Specifying Unified Service Tags on containers

If the environment variables DD_ENV, DD_SERVICE, or DD_VERSION are specified in a service container image, those values are used to tag telemetry from the container.

If they are not specified, DD_ENV uses the env value set in the /etc/datadog-agent/inject/docker_config.yaml config file, if any. DD_SERVICE is derived from the name of the Docker image. An image with the name my-service:1.0 is tagged with DD_SERVICE of my-service.

Launch the Agent on Docker

The dd-agent container must be launched before any service containers. Run:

docker-compose up -d dd-agent

Launch your services

Launch your containerized services as usual.

Exercise your application to start generating telemetry data, which you can see as traces in APM.

Uninstall library injection

Remove instrumentation for specific services

To stop producing traces for a specific service, run the following commands and restart the service:

  1. Add the DD_INSTRUMENT_SERVICE_WITH_APM environment variable to the service startup command:

    DD_INSTRUMENT_SERVICE_WITH_APM=false <service_start_command>
    
  2. Restart the service.

  1. Add the DD_INSTRUMENT_SERVICE_WITH_APM environment variable to the service startup command:
    docker run -e DD_INSTRUMENT_SERVICE_WITH_APM=false
    
  2. Restart the service.

Remove APM for all services on the infrastructure

To stop producing traces, remove library injectors and restart the infrastructure:

  1. Run:
    dd-host-install --uninstall
    
  2. Restart your host.
  1. Uninstall local library injection:
    dd-container-install --uninstall
    
  2. Restart Docker:
    systemctl restart docker
    
    Or use the equivalent for your environment.

Configuring the library

The supported features and configuration options for the tracing library are the same for library injection as for other installation methods, and can be set with environment variables. Read the Datadog library configuration page for your language for more details.

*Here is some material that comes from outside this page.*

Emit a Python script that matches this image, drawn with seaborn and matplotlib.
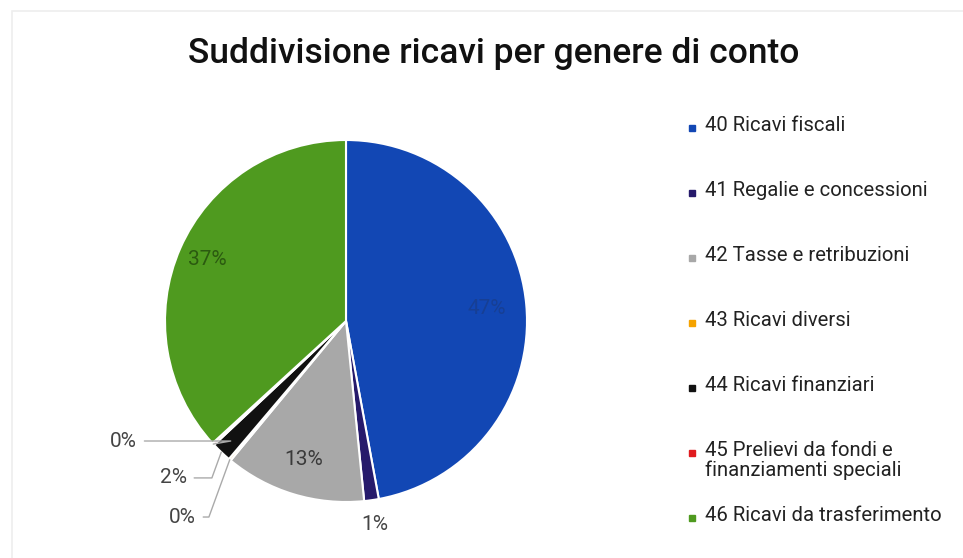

For example, you can turn on Application Security Monitoring or Continuous Profiler, each of which may have billing impact:

  • For Kubernetes, set the DD_APPSEC_ENABLED or DD_PROFILING_ENABLED environment variables to true in the underlying application pod’s deployment file.

  • For hosts and containers, set the DD_APPSEC_ENABLED or DD_PROFILING_ENABLED container environment variables to true.